Lowes primarily sells casual wear, big men's, corporate workwear, school wear and have expanded into the senior market.

== Product range ==
Lowes sells school wear, casual wear, workwear, business and formal wear, men's outsize clothing, socks, underwear, shoes and accessories. In addition, their range includes sportswear and clothes for older people, fragrances and gifts, household items, confectionery and stationery.

== Operations ==
As of January 2017, the Lowes chain employed 1900 employees and includes 206 shop locations across all Australian states and mainland territories; this is a 13% increase from the 181 stores in the chain in 2012. The largest of the chain's stores is in Bankstown.

The three main shops in New South Wales include Westfield Miranda, Bankstown and MacArthur.

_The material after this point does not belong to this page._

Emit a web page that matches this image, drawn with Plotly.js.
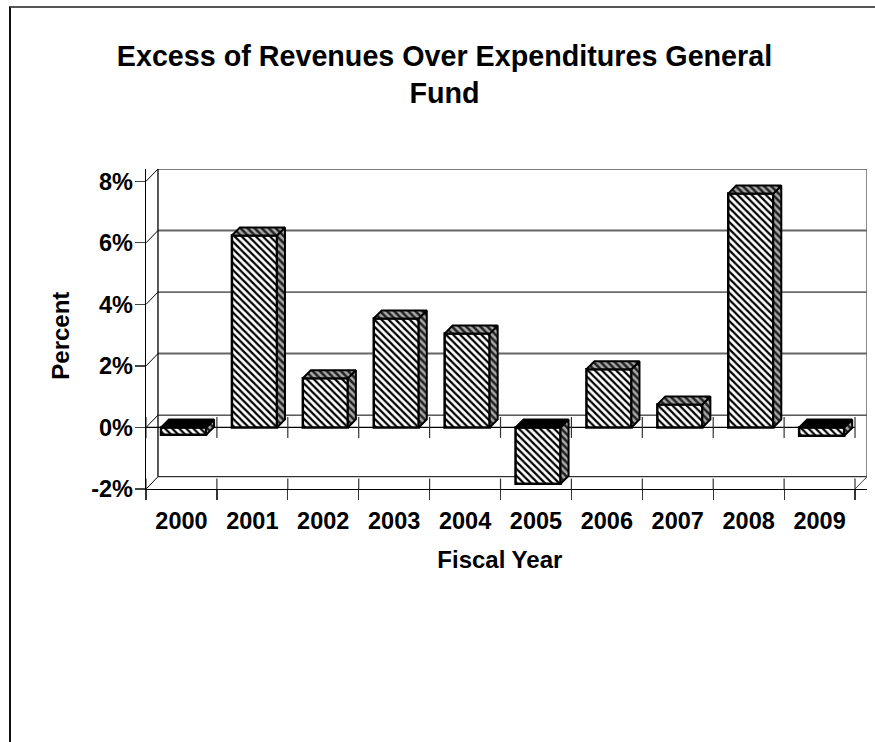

Lowes’ head office and warehouse is located in Arncliffe.

== Advertising ==
Lowes is known for featuring rugby league personalities in their commercials, most notably Ray Warren, Peter Sterling, Phil Gould, Wally Lewis, Paul Harragon, Matthew Johns, Andrew Johns, Ben Elias, Steve Roach, Ray Hadley, Paul Sironen, Paul Vautin, and Darryl Brohman. These television ads proclaiming getting good priced, quality clothing “at Lowes” became famous in Sydney during the 1980s and 1990s.

== Future ==
Hans Mueller died in December 2016. His son, Jeffery Mueller, and daughter, Linda Penn, are now directors of Lowes.